**Aim**
Omit every picture, and retype the lines that run from the beginning of the data below through the line containing "from matplotlib.ticker import", inclusive.

**Dataset section**
● ● ● ● ●

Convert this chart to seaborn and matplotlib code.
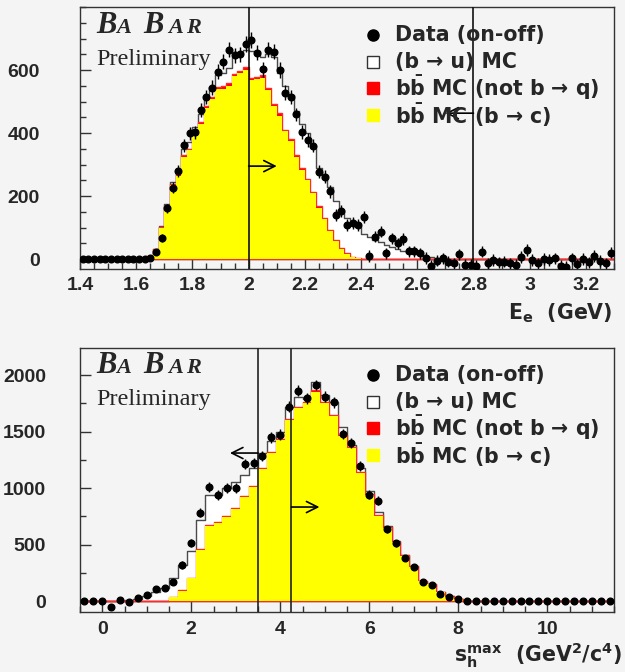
import numpy as np
import pandas as pd
import matplotlib
matplotlib.use("Agg")
import matplotlib.pyplot as plt
import seaborn as sns
from matplotlib.ticker import MultipleLocator, FuncFormatter

# ---------------- Top panel: electron energy E_e (GeV), bins of 0.02 in [1.4, 3.3]
ee_range = (1.4, 3.3)
ee_nbins = 95
ee_data = [0, 0, 0, 0, 0, 0, 0, 0, 0, 0, 0, 0,
           3, 21, 66, 161, 226, 280, 361, 399, 402, 473,
           515, 544, 595, 627, 664, 647, 650, 683, 695, 655,
           602, 664, 658, 600, 528, 515, 459, 404, 378, 360,
           277, 262, 215, 140, 152, 108, 113, 108, 132, 10,
           71, 87, 18, 66, 50, 64, 25, 25, 18, 3,
           -22, -5, 2, -8, -14, 15, -19, -19, -22, 23,
           -14, -3, -10, -8, -14, -19, 7, 29, -3, -14,
           0, -3, 2, -22, -24, 2, -17, 0, -10, 10,
           -6, -14, 20]
ee_err = [3, 3, 3, 3, 3, 3, 3, 3, 3, 3, 3, 3,
          5, 8, 12, 15, 17, 19, 20, 21, 21, 22,
          22, 23, 23, 24, 24, 24, 24, 25, 25, 24,
          24, 24, 24, 24, 23, 23, 22, 22, 21, 21,
          20, 20, 20, 19, 19, 19, 19, 19, 19, 18,
          18, 18, 18, 18, 18, 18, 18, 18, 18, 18,
          18, 18, 18, 18, 18, 18, 18, 18, 18, 18,
          18, 18, 18, 18, 18, 18, 18, 18, 18, 18,
          18, 18, 18, 18, 18, 18, 18, 18, 18, 18,
          18, 18, 18]
ee_bc = [0] * 13 + [30, 100, 165, 235, 265, 325, 345, 390, 428, 480,
                    508, 540, 540, 550, 580, 590, 600, 568, 570, 575,
                    535, 485, 455, 405, 375, 323, 283, 250, 210, 163,
                    127, 90, 58, 32, 17, 6, 2] + [0] * 45
ee_notbq = [0] * 13 + [1, 2, 3, 4, 4, 5, 5, 6, 6, 7,
                       7, 7, 8, 8, 8, 8, 8, 8, 8, 8,
                       7, 7, 7, 6, 6, 6, 5, 5, 4, 4,
                       3, 3, 2, 2, 1, 1, 1] + [0] * 45
ee_bu = [0] * 13 + [2, 3, 7, 6, 16, 20, 20, 24, 26, 28,
                    30, 38, 42, 47, 52, 52, 57, 84, 82, 57,
                    108, 148, 128, 139, 139, 141, 142, 145, 146, 123,
                    125, 137, 125, 121, 112, 111, 100, 81, 71, 62,
                    55, 45, 37, 31, 24, 20, 16, 13, 7, 5,
                    2] + [0] * 31
ee_xticks = [1.4, 1.6, 1.8, 2.0, 2.2, 2.4, 2.6, 2.8, 3.0, 3.2]
ee_yticks = [0, 200, 400, 600]

# ---------------- Bottom panel: s_h^max (GeV^2/c^4), bins of 0.2 in [-0.5, 11.5]
sh_range = (-0.5, 11.5)
sh_nbins = 60
sh_data = [0, 0, 0, -50, 5, -6, 24, 53, 103, 118,
           171, 319, 510, 782, 1006, 938, 1003, 997, 1212, 1224,
           1286, 1450, 1472, 1720, 1861, 1794, 1912, 1808, 1760, 1478,
           1398, 1195, 940, 888, 634, 510, 384, 298, 171, 142,
           62, 38, 15] + [0] * 17
sh_err = [6, 6, 6, 25, 15, 15, 18, 20, 22, 25,
          28, 32, 36, 40, 44, 44, 45, 45, 46, 46,
          46, 47, 47, 48, 48, 48, 48, 48, 47, 46,
          45, 43, 40, 38, 34, 30, 27, 24, 20, 18,
          14, 10, 8] + [4] * 17
sh_bc = [0] * 10 + [32, 88, 201, 451, 667, 687, 746, 814, 923, 1006,
                    1165, 1310, 1425, 1602, 1705, 1749, 1853, 1749, 1640, 1460,
                    1351, 1130, 935, 755, 650, 520, 400, 305, 178, 148,
                    82, 38, 14] + [0] * 17
sh_notbq = [0] * 7 + [2, 3, 4, 5, 6, 7, 8, 9, 10, 10,
                      10, 10, 11, 11, 12, 12, 12, 12, 12, 12,
                      12, 11, 11, 10, 10, 9, 8, 7, 6, 5,
                      4, 3, 3, 2, 2, 1] + [0] * 17
sh_bu = [0] * 5 + [5, 18, 40, 75, 112, 163, 226, 237, 258, 262,
                   243, 241, 232, 182, 158, 130, 98, 61, 106, 86,
                   29, 76, 62, 112, 72, 18, 40, 31, 26, 7,
                   3] + [0] * 24
sh_xticks = [0, 2, 4, 6, 8, 10]
sh_yticks = [0, 500, 1000, 1500, 2000]

legend_labels = ["Data (on-off)",
                 "(b → u) MC",
                 r"b$\mathbf{\bar{b}}$ MC (not b → q)",
                 r"b$\mathbf{\bar{b}}$ MC (b → c)"]

# ---------------- style
BG = "#f4f4f4"
sns.set_style("ticks")
plt.rcParams["font.family"] = ["DejaVu Sans"]
plt.rcParams["font.weight"] = "bold"
plt.rcParams["mathtext.fontset"] = "dejavusans"
plt.rcParams["mathtext.default"] = "bf"

W, H = 625, 672
fig = plt.figure(figsize=(W / 100, H / 100), dpi=100, facecolor=BG)
ax1 = fig.add_axes([80 / W, 1 - 268.5 / H, 534 / W, 261.5 / H])
ax2 = fig.add_axes([80 / W, 1 - 612.3 / H, 534 / W, 264.3 / H])


def draw_panel(ax, rng, nb, data, err, bc, nq, bu):
    edges = np.linspace(rng[0], rng[1], nb + 1)
    centers = 0.5 * (edges[:-1] + edges[1:])
    edges = [float(e) for e in edges]
    df = pd.DataFrame({"x": centers, "bc": bc, "nq": nq, "bu": bu,
                       "data": data, "err": err})
    df["stack_nq"] = df["bc"] + df["nq"]
    df["stack_bu"] = df["stack_nq"] + df["bu"]
    sns.histplot(data=df, x="x", weights="stack_bu", bins=edges, element="step",
                 fill=True, color="white", edgecolor="#4a4a4a", linewidth=1.0,
                 alpha=1, ax=ax, zorder=1)
    sns.histplot(data=df, x="x", weights="stack_nq", bins=edges, element="step",
                 fill=True, color="#ff0000", edgecolor="#ff2a2a", linewidth=1.0,
                 alpha=1, ax=ax, zorder=2)
    sns.histplot(data=df, x="x", weights="bc", bins=edges, element="step",
                 fill=True, color="#ffff00", edgecolor="none", linewidth=0,
                 alpha=1, ax=ax, zorder=3)
    ax.errorbar(df["x"], df["data"], yerr=df["err"], fmt="o", color="black",
                ms=4.8, elinewidth=1.0, capsize=0, zorder=6)
    ax.set_xlim(rng)
    ax.set_xlabel("")
    ax.set_ylabel("")


def style_axes(ax, xmin, ymin, xticks, yticks, ypad):
    ax.set_facecolor(BG)
    for s in ax.spines.values():
        s.set_color("#333333")
        s.set_linewidth(1.0)
        s.set_visible(True)
    ax.set_xticks(xticks)
    ax.set_yticks(yticks)
    ax.xaxis.set_minor_locator(MultipleLocator(xmin))
    ax.yaxis.set_minor_locator(MultipleLocator(ymin))
    ax.xaxis.set_major_formatter(FuncFormatter(lambda v, p: "%g" % v))
    ax.yaxis.set_major_formatter(FuncFormatter(lambda v, p: "%g" % v))
    ax.tick_params(which="both", direction="in", top=False, right=False,
                   color="#333333", width=1.0)
    ax.tick_params(which="major", length=8)
    ax.tick_params(which="minor", length=4)
    ax.tick_params(axis="both", which="major", labelsize=14,
                   labelfontfamily="Liberation Sans")
    ax.tick_params(axis="y", which="major", pad=ypad)
    ax.tick_params(axis="x", which="major", pad=6)
    for lab in ax.get_xticklabels() + ax.get_yticklabels():
        lab.set_fontweight("bold")


def draw_legend(ax, ys):
    xm, xt = 0.549, 0.590
    ax.plot([xm], [ys[0]], "o", color="black", ms=8, transform=ax.transAxes,
            clip_on=False, zorder=8)
    ax.plot([xm], [ys[1]], "s", mfc="white", mec="#333333", mew=1.0, ms=9,
            transform=ax.transAxes, clip_on=False, zorder=8)
    ax.plot([xm], [ys[2]], "s", mfc="#ff0000", mec="#ff0000", ms=9,
            transform=ax.transAxes, clip_on=False, zorder=8)
    ax.plot([xm], [ys[3]], "s", mfc="#ffff00", mec="#ffff00", ms=9,
            transform=ax.transAxes, clip_on=False, zorder=8)
    for y, lab in zip(ys, legend_labels):
        ax.text(xt, y, lab, transform=ax.transAxes, fontsize=14.8,
                fontweight="bold", va="center", ha="left", zorder=8)


def babar(ybase, yprelim):
    letters = [("B", 96, 22), ("A", 116, 16), ("B", 143, 22), ("A", 168, 16), ("R", 186, 16)]
    for ch, x, sz in letters:
        fig.text(x / W, 1 - ybase / H, ch, fontsize=sz, family="Liberation Serif",
                 fontweight="bold", style="italic", va="baseline", ha="left")
    fig.text(96 / W, 1 - yprelim / H, "Preliminary", fontsize=17.5,
             family="Liberation Serif", fontweight="normal", va="baseline", ha="left")


# ---------------- top panel
draw_panel(ax1, ee_range, ee_nbins, ee_data, ee_err, ee_bc, ee_notbq, ee_bu)
ax1.set_ylim(-30, 800)
style_axes(ax1, 0.05, 50, ee_xticks, ee_yticks, 29)
for xv in (2.0, 2.8):
    ax1.axvline(xv, color="#111111", lw=1.2, zorder=5)
ax1.annotate("", xy=(2.1, 295), xytext=(2.0, 295),
             arrowprops=dict(arrowstyle="->", color="black", lw=1.2,
                             mutation_scale=20, shrinkA=0, shrinkB=0), zorder=7)
ax1.annotate("", xy=(2.70, 463), xytext=(2.8, 463),
             arrowprops=dict(arrowstyle="->", color="black", lw=1.2,
                             mutation_scale=20, shrinkA=0, shrinkB=0), zorder=7)
draw_legend(ax1, [0.893, 0.789, 0.690, 0.586])
fig.text(612 / W, 1 - 319 / H, r"E$_\mathbf{e}$  (GeV)", fontsize=14.8,
         fontweight="bold", ha="right", va="baseline")
babar(33, 65)

# ---------------- bottom panel
draw_panel(ax2, sh_range, sh_nbins, sh_data, sh_err, sh_bc, sh_notbq, sh_bu)
ax2.set_ylim(-100, 2240)
style_axes(ax2, 0.5, 250, sh_xticks, sh_yticks, 24.5)
for xv in (3.5, 4.25):
    ax2.axvline(xv, color="#222222", lw=1.2, zorder=5)
ax2.annotate("", xy=(2.87, 1310), xytext=(3.5, 1310),
             arrowprops=dict(arrowstyle="->", color="black", lw=1.2,
                             mutation_scale=20, shrinkA=0, shrinkB=0), zorder=7)
ax2.annotate("", xy=(4.88, 832), xytext=(4.25, 832),
             arrowprops=dict(arrowstyle="->", color="black", lw=1.2,
                             mutation_scale=20, shrinkA=0, shrinkB=0), zorder=7)
draw_legend(ax2, [0.898, 0.796, 0.698, 0.596])
fig.text(622 / W, 1 - 662 / H,
         r"s$_\mathbf{h}^\mathrm{max}$  (GeV$^\mathbf{2}$/c$^\mathbf{4}$)",
         fontsize=14.8, fontweight="bold", ha="right", va="baseline")
babar(373, 405)

fig.savefig("out.png", dpi=100, facecolor=BG)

● ● ● ● ●

**Expected output**
Convert this chart to seaborn and matplotlib code.
import numpy as np
import pandas as pd
import matplotlib
matplotlib.use("Agg")
import matplotlib.pyplot as plt
import seaborn as sns
from matplotlib.ticker import MultipleLocator, FuncFormatter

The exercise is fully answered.